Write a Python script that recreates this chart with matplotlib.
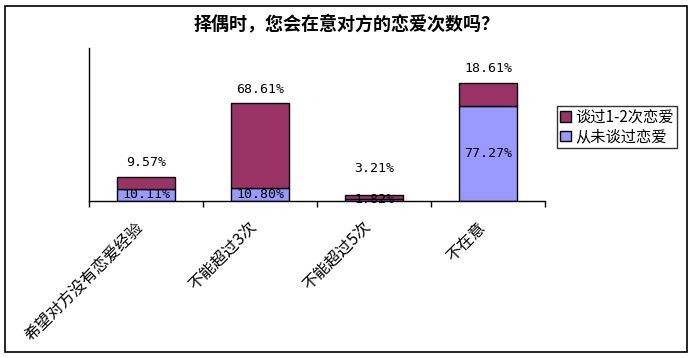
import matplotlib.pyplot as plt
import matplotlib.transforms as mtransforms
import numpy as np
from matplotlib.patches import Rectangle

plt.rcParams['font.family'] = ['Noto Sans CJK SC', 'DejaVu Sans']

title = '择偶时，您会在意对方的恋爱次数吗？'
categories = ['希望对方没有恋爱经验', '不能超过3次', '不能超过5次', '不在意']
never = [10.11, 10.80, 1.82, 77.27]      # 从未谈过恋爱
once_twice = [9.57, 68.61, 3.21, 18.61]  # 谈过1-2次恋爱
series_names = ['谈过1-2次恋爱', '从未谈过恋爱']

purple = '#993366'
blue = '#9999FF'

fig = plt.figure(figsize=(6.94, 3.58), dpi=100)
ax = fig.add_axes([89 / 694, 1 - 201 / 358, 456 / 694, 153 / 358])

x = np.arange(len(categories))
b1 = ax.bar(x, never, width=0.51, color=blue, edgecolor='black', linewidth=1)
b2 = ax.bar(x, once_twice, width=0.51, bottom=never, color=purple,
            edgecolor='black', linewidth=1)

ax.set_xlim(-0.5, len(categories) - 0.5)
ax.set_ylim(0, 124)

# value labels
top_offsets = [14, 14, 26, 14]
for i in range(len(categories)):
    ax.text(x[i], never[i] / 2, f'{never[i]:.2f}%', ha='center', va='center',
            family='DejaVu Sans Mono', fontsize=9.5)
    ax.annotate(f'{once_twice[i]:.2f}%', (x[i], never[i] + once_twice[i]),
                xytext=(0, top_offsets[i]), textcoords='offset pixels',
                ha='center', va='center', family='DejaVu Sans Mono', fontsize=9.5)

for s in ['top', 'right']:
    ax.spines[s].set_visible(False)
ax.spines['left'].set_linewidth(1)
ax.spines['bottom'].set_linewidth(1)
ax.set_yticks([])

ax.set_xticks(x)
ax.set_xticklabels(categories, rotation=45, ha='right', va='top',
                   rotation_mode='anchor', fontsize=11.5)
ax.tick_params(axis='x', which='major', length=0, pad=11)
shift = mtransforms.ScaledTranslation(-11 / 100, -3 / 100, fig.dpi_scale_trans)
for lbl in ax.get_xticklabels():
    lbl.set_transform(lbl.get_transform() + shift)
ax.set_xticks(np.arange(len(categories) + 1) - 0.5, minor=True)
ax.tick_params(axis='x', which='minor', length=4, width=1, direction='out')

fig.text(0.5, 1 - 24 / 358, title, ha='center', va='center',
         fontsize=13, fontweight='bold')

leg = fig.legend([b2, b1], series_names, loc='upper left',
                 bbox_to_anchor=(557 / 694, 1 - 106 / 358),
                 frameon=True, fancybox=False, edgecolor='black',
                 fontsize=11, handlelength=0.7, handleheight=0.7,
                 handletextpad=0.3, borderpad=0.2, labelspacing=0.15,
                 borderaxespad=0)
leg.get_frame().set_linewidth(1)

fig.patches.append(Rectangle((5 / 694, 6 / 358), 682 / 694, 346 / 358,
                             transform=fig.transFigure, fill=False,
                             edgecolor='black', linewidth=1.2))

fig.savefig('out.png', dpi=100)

········

◆ **PROBLEM DESCRIPTION**
Pull out every line above that holds the word "matplotlib".

◆ **THE COMPLETED TASK**
Write a Python script that recreates this chart with matplotlib.
import matplotlib.pyplot as plt
import matplotlib.transforms as mtransforms
from matplotlib.patches import Rectangle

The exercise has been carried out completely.